*Brief:* Leave out the images and repeat the listing below without a single change.

........

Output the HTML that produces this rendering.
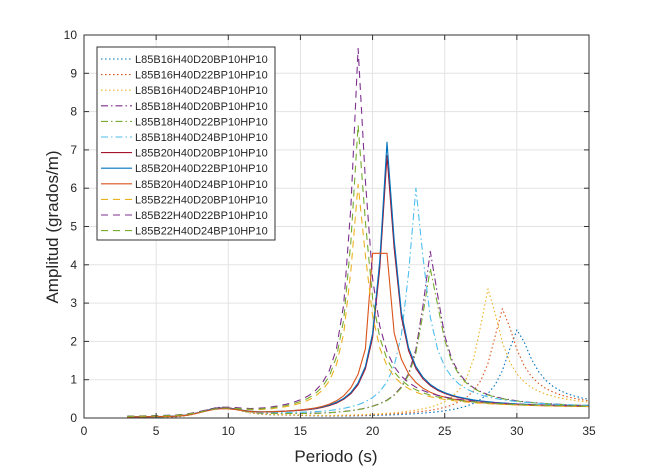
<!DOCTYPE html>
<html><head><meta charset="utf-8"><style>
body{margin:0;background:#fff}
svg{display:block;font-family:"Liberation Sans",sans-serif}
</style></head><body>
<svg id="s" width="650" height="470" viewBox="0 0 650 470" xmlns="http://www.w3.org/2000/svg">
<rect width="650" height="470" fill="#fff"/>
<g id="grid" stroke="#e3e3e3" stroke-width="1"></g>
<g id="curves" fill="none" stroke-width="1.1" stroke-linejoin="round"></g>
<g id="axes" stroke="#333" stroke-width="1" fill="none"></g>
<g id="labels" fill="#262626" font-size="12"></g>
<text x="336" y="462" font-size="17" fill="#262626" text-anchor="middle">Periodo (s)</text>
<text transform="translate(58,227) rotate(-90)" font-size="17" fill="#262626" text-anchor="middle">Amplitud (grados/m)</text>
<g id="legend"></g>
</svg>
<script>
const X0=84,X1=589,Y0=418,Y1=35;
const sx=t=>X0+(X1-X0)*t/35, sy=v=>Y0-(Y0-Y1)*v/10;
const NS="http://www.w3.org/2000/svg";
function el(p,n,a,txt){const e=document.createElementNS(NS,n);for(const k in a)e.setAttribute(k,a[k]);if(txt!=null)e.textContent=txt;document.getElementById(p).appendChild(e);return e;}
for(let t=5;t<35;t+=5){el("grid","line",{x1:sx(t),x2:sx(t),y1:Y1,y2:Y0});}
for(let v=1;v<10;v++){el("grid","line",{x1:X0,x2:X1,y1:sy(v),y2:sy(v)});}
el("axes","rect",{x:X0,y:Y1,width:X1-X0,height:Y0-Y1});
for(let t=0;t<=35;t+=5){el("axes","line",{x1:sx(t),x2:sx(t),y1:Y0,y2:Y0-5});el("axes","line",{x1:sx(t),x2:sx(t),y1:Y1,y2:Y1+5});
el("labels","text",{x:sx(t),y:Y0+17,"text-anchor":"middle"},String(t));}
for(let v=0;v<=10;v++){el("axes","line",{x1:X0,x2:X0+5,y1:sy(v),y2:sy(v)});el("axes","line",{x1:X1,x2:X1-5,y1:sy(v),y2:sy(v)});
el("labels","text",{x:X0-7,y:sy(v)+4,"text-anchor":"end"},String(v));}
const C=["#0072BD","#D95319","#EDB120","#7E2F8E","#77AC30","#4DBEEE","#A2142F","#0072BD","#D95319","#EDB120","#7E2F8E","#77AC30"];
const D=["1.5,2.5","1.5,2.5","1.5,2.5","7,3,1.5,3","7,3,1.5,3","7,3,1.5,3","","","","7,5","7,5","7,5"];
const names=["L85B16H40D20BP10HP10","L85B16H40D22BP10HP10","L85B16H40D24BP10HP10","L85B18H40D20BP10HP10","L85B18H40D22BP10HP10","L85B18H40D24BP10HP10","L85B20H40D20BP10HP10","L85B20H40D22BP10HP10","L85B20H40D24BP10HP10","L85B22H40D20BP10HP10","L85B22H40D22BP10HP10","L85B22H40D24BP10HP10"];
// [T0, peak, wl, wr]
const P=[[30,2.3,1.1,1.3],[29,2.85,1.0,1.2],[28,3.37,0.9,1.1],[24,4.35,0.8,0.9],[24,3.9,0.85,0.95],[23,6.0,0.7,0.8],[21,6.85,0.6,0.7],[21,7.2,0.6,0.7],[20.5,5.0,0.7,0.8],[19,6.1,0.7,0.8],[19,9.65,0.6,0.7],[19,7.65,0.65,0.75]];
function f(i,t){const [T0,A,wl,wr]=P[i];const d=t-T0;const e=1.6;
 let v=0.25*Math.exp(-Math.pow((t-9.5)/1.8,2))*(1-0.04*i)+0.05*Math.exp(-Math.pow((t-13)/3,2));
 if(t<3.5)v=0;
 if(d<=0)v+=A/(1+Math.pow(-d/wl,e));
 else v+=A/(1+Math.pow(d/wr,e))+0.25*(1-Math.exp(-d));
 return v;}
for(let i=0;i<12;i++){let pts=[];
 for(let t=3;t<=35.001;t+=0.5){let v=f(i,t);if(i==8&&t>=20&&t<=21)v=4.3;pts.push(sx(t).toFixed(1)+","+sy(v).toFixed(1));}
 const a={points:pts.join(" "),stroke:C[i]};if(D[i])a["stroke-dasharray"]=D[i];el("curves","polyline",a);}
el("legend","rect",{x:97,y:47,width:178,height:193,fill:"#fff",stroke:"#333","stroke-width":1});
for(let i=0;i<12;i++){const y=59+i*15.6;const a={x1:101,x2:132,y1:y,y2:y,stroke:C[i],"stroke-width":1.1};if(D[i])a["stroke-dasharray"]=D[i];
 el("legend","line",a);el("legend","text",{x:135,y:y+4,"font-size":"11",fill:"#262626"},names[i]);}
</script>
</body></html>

........

*Finished exercise:*
Output the HTML that produces this rendering.
<!DOCTYPE html>
<html><head><meta charset="utf-8"><style>
body{margin:0;background:#fff}
svg{display:block;font-family:"Liberation Sans",sans-serif}
</style></head><body>
<svg id="s" width="650" height="470" viewBox="0 0 650 470" xmlns="http://www.w3.org/2000/svg">
<rect width="650" height="470" fill="#fff"/>
<g id="grid" stroke="#e3e3e3" stroke-width="1"></g>
<g id="curves" fill="none" stroke-width="1.1" stroke-linejoin="round"></g>
<g id="axes" stroke="#333" stroke-width="1" fill="none"></g>
<g id="labels" fill="#262626" font-size="12"></g>
<text x="336" y="462" font-size="17" fill="#262626" text-anchor="middle">Periodo (s)</text>
<text transform="translate(58,227) rotate(-90)" font-size="17" fill="#262626" text-anchor="middle">Amplitud (grados/m)</text>
<g id="legend"></g>
</svg>
<script>
const X0=84,X1=589,Y0=418,Y1=35;
const sx=t=>X0+(X1-X0)*t/35, sy=v=>Y0-(Y0-Y1)*v/10;
const NS="http://www.w3.org/2000/svg";
function el(p,n,a,txt){const e=document.createElementNS(NS,n);for(const k in a)e.setAttribute(k,a[k]);if(txt!=null)e.textContent=txt;document.getElementById(p).appendChild(e);return e;}
for(let t=5;t<35;t+=5){el("grid","line",{x1:sx(t),x2:sx(t),y1:Y1,y2:Y0});}
for(let v=1;v<10;v++){el("grid","line",{x1:X0,x2:X1,y1:sy(v),y2:sy(v)});}
el("axes","rect",{x:X0,y:Y1,width:X1-X0,height:Y0-Y1});
for(let t=0;t<=35;t+=5){el("axes","line",{x1:sx(t),x2:sx(t),y1:Y0,y2:Y0-5});el("axes","line",{x1:sx(t),x2:sx(t),y1:Y1,y2:Y1+5});
el("labels","text",{x:sx(t),y:Y0+17,"text-anchor":"middle"},String(t));}
for(let v=0;v<=10;v++){el("axes","line",{x1:X0,x2:X0+5,y1:sy(v),y2:sy(v)});el("axes","line",{x1:X1,x2:X1-5,y1:sy(v),y2:sy(v)});
el("labels","text",{x:X0-7,y:sy(v)+4,"text-anchor":"end"},String(v));}
const C=["#0072BD","#D95319","#EDB120","#7E2F8E","#77AC30","#4DBEEE","#A2142F","#0072BD","#D95319","#EDB120","#7E2F8E","#77AC30"];
const D=["1.5,2.5","1.5,2.5","1.5,2.5","7,3,1.5,3","7,3,1.5,3","7,3,1.5,3","","","","7,5","7,5","7,5"];
const names=["L85B16H40D20BP10HP10","L85B16H40D22BP10HP10","L85B16H40D24BP10HP10","L85B18H40D20BP10HP10","L85B18H40D22BP10HP10","L85B18H40D24BP10HP10","L85B20H40D20BP10HP10","L85B20H40D22BP10HP10","L85B20H40D24BP10HP10","L85B22H40D20BP10HP10","L85B22H40D22BP10HP10","L85B22H40D24BP10HP10"];
// [T0, peak, wl, wr]
const P=[[30,2.3,1.1,1.3],[29,2.85,1.0,1.2],[28,3.37,0.9,1.1],[24,4.35,0.8,0.9],[24,3.9,0.85,0.95],[23,6.0,0.7,0.8],[21,6.85,0.6,0.7],[21,7.2,0.6,0.7],[20.5,5.0,0.7,0.8],[19,6.1,0.7,0.8],[19,9.65,0.6,0.7],[19,7.65,0.65,0.75]];
function f(i,t){const [T0,A,wl,wr]=P[i];const d=t-T0;const e=1.6;
 let v=0.25*Math.exp(-Math.pow((t-9.5)/1.8,2))*(1-0.04*i)+0.05*Math.exp(-Math.pow((t-13)/3,2));
 if(t<3.5)v=0;
 if(d<=0)v+=A/(1+Math.pow(-d/wl,e));
 else v+=A/(1+Math.pow(d/wr,e))+0.25*(1-Math.exp(-d));
 return v;}
for(let i=0;i<12;i++){let pts=[];
 for(let t=3;t<=35.001;t+=0.5){let v=f(i,t);if(i==8&&t>=20&&t<=21)v=4.3;pts.push(sx(t).toFixed(1)+","+sy(v).toFixed(1));}
 const a={points:pts.join(" "),stroke:C[i]};if(D[i])a["stroke-dasharray"]=D[i];el("curves","polyline",a);}
el("legend","rect",{x:97,y:47,width:178,height:193,fill:"#fff",stroke:"#333","stroke-width":1});
for(let i=0;i<12;i++){const y=59+i*15.6;const a={x1:101,x2:132,y1:y,y2:y,stroke:C[i],"stroke-width":1.1};if(D[i])a["stroke-dasharray"]=D[i];
 el("legend","line",a);el("legend","text",{x:135,y:y+4,"font-size":"11",fill:"#262626"},names[i]);}
</script>
</body></html>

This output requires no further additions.